• _Exercise_: Take the lines of the data below from the very first through the line containing "66, 76, 86];" and output them exactly, pictures excluded.

• _Data section_:
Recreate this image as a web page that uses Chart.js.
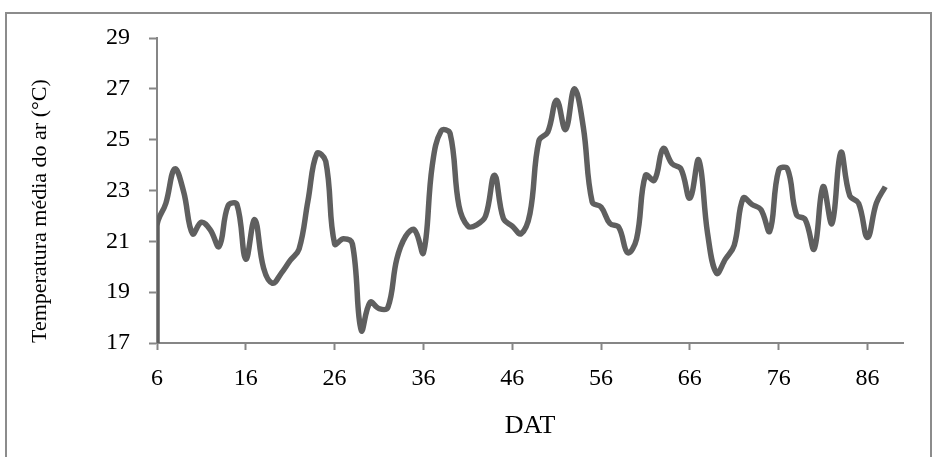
<!DOCTYPE html>
<html>
<head>
<meta charset="utf-8">
<script src="https://cdn.jsdelivr.net/npm/chart.js@4.4.0/dist/chart.umd.min.js"></script>
<style>
  body { margin: 0; background: #fff; }
  #wrap { position: relative; width: 935px; height: 457px; overflow: hidden; }
  #frame { position: absolute; left: 5px; top: 12px; width: 927px; height: 460px;
           border: 2px solid #8c8c8c; box-sizing: border-box; }
  #grafico { position: absolute; left: 0; top: 0; }
</style>
</head>
<body>
<div id="wrap">
  <div id="frame"></div>
  <canvas id="grafico" width="935" height="457"></canvas>
</div>
<script>
// dias apos transplantio (DAT) e temperatura media do ar
var dias = [6, 6, 7, 8, 9, 10, 11, 12, 13, 14, 15, 16, 17, 18, 19, 20, 21, 22, 23, 24, 25, 26, 27,
  28, 29, 30, 31, 32, 33, 34, 35, 36, 37, 38, 39, 40, 41, 42, 43, 44, 45, 46, 47, 48, 49, 50,
  51, 52, 53, 54, 55, 56, 57, 58, 59, 60, 61, 62, 63, 64, 65, 66, 67, 68, 69, 70, 71, 72, 73,
  74, 75, 76, 77, 78, 79, 80, 81, 82, 83, 84, 85, 86, 87, 88];
var temperatura = [17, 21.6, 22.5, 23.85, 22.95, 21.3, 21.75, 21.45, 20.8, 22.4, 22.45, 20.3, 21.85,
  19.95, 19.35, 19.75, 20.25, 20.7, 22.6, 24.45, 24.15, 20.9, 21.1, 20.9, 17.5, 18.6, 18.35,
  18.4, 20.3, 21.2, 21.45, 20.55, 24.0, 25.35, 25.25, 22.4, 21.6, 21.65, 22.0, 23.6, 21.9,
  21.6, 21.3, 22.1, 24.95, 25.3, 26.55, 25.4, 27.0, 25.5, 22.55, 22.35, 21.7, 21.55, 20.55,
  21.1, 23.6, 23.4, 24.65, 24.05, 23.85, 22.7, 24.2, 21.3, 19.75, 20.3, 20.85, 22.7, 22.45,
  22.25, 21.4, 23.8, 23.85, 22.05, 21.85, 20.7, 23.15, 21.7, 24.5, 22.8, 22.5, 21.15, 22.5, 23.15];
var ticksX = [6, 16, 26, 36, 46, 56, 66, 76, 86];

var pontos = [];
for (var i = 0; i < dias.length; i++) {
  pontos.push({x: dias[i], y: temperatura[i]});
}

var familia = "'Liberation Serif', 'Times New Roman', serif";
var cinza = '#868686';

var ctx = document.getElementById("grafico");
var grafico = new Chart(ctx, {
  type: 'line',
  data: {
    datasets: [{
      label: "Temperatura",
      data: pontos,
      borderColor: '#5f5f5f',
      borderWidth: 5.5,
      pointRadius: 0,
      tension: 0.4,
      fill: false
    }]
  },
  options: {
    responsive: false,
    animation: false,
    layout: { padding: { left: 0, top: 38, right: 32, bottom: 0 } },
    plugins: { legend: { display: false }, tooltip: { enabled: false } },
    scales: {
      x: {
        type: 'linear',
        min: 6,
        max: 90,
        afterBuildTicks: function(scale) {
          scale.ticks = ticksX.map(function(v) { return {value: v}; });
        },
        afterFit: function(scale) { scale.height = 114; },
        border: { color: cinza, width: 2 },
        grid: { drawOnChartArea: false, drawTicks: true, tickLength: 7, tickColor: cinza, tickWidth: 2 },
        ticks: { color: '#000', font: {family: familia, size: 24}, padding: 14, maxRotation: 0, autoSkip: false },
        title: { display: true, text: 'DAT', color: '#000', font: {family: familia, size: 26}, padding: { top: 0, bottom: 15 } }
      },
      y: {
        min: 17,
        max: 29,
        afterFit: function(scale) { scale.width = 157; },
        border: { color: cinza, width: 2 },
        grid: { drawOnChartArea: false, drawTicks: true, tickLength: 8, tickColor: cinza, tickWidth: 2 },
        ticks: { stepSize: 2, color: '#000', font: {family: familia, size: 24}, padding: 19 },
        title: { display: true, text: 'Temperatura média do ar (°C)', color: '#000', align: 'start',
                 font: {family: familia, size: 22}, padding: { top: 27, bottom: 0 } }
      }
    }
  }
});
</script>
</body>
</html>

• _Completed exercise_:
Recreate this image as a web page that uses Chart.js.
<!DOCTYPE html>
<html>
<head>
<meta charset="utf-8">
<script src="https://cdn.jsdelivr.net/npm/chart.js@4.4.0/dist/chart.umd.min.js"></script>
<style>
  body { margin: 0; background: #fff; }
  #wrap { position: relative; width: 935px; height: 457px; overflow: hidden; }
  #frame { position: absolute; left: 5px; top: 12px; width: 927px; height: 460px;
           border: 2px solid #8c8c8c; box-sizing: border-box; }
  #grafico { position: absolute; left: 0; top: 0; }
</style>
</head>
<body>
<div id="wrap">
  <div id="frame"></div>
  <canvas id="grafico" width="935" height="457"></canvas>
</div>
<script>
// dias apos transplantio (DAT) e temperatura media do ar
var dias = [6, 6, 7, 8, 9, 10, 11, 12, 13, 14, 15, 16, 17, 18, 19, 20, 21, 22, 23, 24, 25, 26, 27,
  28, 29, 30, 31, 32, 33, 34, 35, 36, 37, 38, 39, 40, 41, 42, 43, 44, 45, 46, 47, 48, 49, 50,
  51, 52, 53, 54, 55, 56, 57, 58, 59, 60, 61, 62, 63, 64, 65, 66, 67, 68, 69, 70, 71, 72, 73,
  74, 75, 76, 77, 78, 79, 80, 81, 82, 83, 84, 85, 86, 87, 88];
var temperatura = [17, 21.6, 22.5, 23.85, 22.95, 21.3, 21.75, 21.45, 20.8, 22.4, 22.45, 20.3, 21.85,
  19.95, 19.35, 19.75, 20.25, 20.7, 22.6, 24.45, 24.15, 20.9, 21.1, 20.9, 17.5, 18.6, 18.35,
  18.4, 20.3, 21.2, 21.45, 20.55, 24.0, 25.35, 25.25, 22.4, 21.6, 21.65, 22.0, 23.6, 21.9,
  21.6, 21.3, 22.1, 24.95, 25.3, 26.55, 25.4, 27.0, 25.5, 22.55, 22.35, 21.7, 21.55, 20.55,
  21.1, 23.6, 23.4, 24.65, 24.05, 23.85, 22.7, 24.2, 21.3, 19.75, 20.3, 20.85, 22.7, 22.45,
  22.25, 21.4, 23.8, 23.85, 22.05, 21.85, 20.7, 23.15, 21.7, 24.5, 22.8, 22.5, 21.15, 22.5, 23.15];
var ticksX = [6, 16, 26, 36, 46, 56, 66, 76, 86];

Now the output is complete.